NODES: Storj DCS is fully decentralized from a Storage Node perspective, delivered on a network of Nodes independently owned and operated by over 13,000 individuals and companies in over 90 countries. The network delivers over 9 9s of durability, 99.95% availability, and exceptional performance due to this structure. Node reputation is determined algorithmically, and we can withstand the loss of huge numbers of Nodes (including outages caused by widespread power outages and natural disasters) without compromising file durability. We can withstand Nodes run by bad people, incompetent people, and byzantine behavior without compromising security, durability, or performance. And, this architecture supports economic empowerment and sustainability. Of course, the Storage Node code is open source. Being open source is critical to any decentralized system.

USERS: Anyone can use the system from almost any location, paying in either token or fiat. The system has zero knowledge and strong encryption by default, so user data cannot be mined by anyone or shared without fine-grained user permission. Of course, the user (Uplink) code is also open source.

PAYMENTS: All payments can happen transparently leveraging blockchain. All Node Operators are paid using the STORJ ERC-20 token, delivered on top of the Ethereum network. Users who pay in STORJ token receive a bonus of 10% on top of their deposited amount.

So, if we’re really decentralized for Nodes, users, and payments, where are we not fully decentralized? The answer is that our Satellites are largely, but not 100%, decentralized.

SATELLITES: The Satellite code is open source, supporting the creation of storage networks completely separate from Storj Labs.

However, our current Storj DCS network depends on a redundant, distributed set of Satellites that are (for the moment) all run by Storj Labs. We have gone a long way in order to make sure these Satellites are as distributed as possible. The Satellites are multi-server instances located in multiple locations worldwide, with industry best practices on uptime, backups, etc. All satellites are multi-region. A Satellite compromise would cause very little damage in terms of security, as Satellites never hold encryption keys and have only limited (and client-side encrypted) metadata. Similarly, today, Satellites have been designed to enable the loss of multiple instances (e.g., Chaos monkey) or even full data centers (Chaos Gorilla or Chaos Kong) without impacting availability. If an entire multi-region satellite is lost (worse than Chaos Kong, equivalent to large parts of a whole continent going offline), availability will suffer, but durability will only impact data stored between the last snapshot (done hourly.) We are adding a write-ahead log to eliminate even this window of exposure to continental-wide outages. However, security is not in danger. Inherent to the design is that no one—not even Storj Labs—can mine or see user data. Not only is data always encrypted, but all possible meta-data is also encrypted.

Soon, we’ll enable partners to operate Storj Satellites. And, our midterm roadmap includes enabling failover between Satellites. We certainly hope that the success of the Storj network will encourage others to set up non-Storj-based networks.

Ultimately, of course, we want to progress to the point where Satellites can be run by any competent operator and be part of the decentralized network, much as any router or bridge can be part of the Internet.

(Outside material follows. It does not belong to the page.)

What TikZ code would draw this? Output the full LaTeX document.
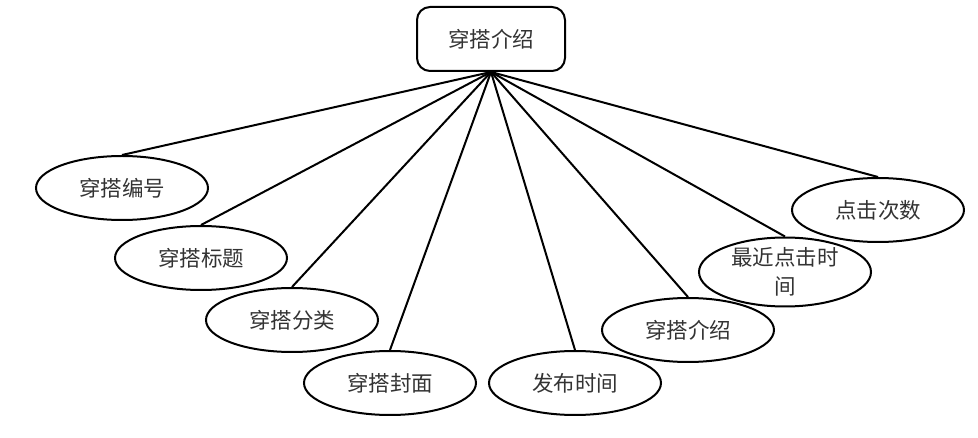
\documentclass[tikz,border=0pt]{standalone}
\usepackage{fontspec}
\newfontfamily\cjk{Noto Sans CJK SC}
\usetikzlibrary{shapes.geometric}

\begin{document}
\begin{tikzpicture}[x=1pt,y=-1pt,line width=2pt,
                    font=\cjk\fontsize{21.5}{29}\selectfont,text=black!80,
                    entity/.style={draw,rounded corners=13pt,minimum width=148pt,minimum height=64pt,inner sep=0pt},
                    attr/.style={draw,ellipse,minimum width=172pt,minimum height=64pt,inner sep=0pt,align=center}]
        \useasboundingbox (0,0) rectangle (978,438);

        \node[entity] (jsh) at (491,39) {穿搭介绍};
        \node[attr] (bh) at (122,188) {穿搭编号};
        \node[attr] (bt) at (201,258) {穿搭标题};
        \node[attr] (fl) at (292,320) {穿搭分类};
        \node[attr] (fm) at (390,383) {穿搭封面};
        \node[attr] (sj) at (575,383) {发布时间};
        \node[attr] (js) at (688,330) {穿搭介绍};
        \node[attr] (zj) at (785,272) {最近点击时\\间};
        \node[attr] (cs) at (878,210) {点击次数};

        \path (jsh.south) edge (bh.north)
                          edge (bt.north)
                          edge (fl.north)
                          edge (fm.north)
                          edge (sj.north)
                          edge (js.north)
                          edge (zj.north)
                          edge (cs.north);
\end{tikzpicture}
\end{document}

For a fuller discussion of the current limitations of our current system, see https://www.storj.io/terms-of-service

Conclusion

Ultimately, we feel that we have made the right choices going into this important launch. We’ve delivered an enterprise-grade network with sustainable and attractive economics. The network also delivers almost all of the benefits of decentralization to users and Storage Node Operators. We’ve still got a ways to go, but we hope that history and our users will prove us right.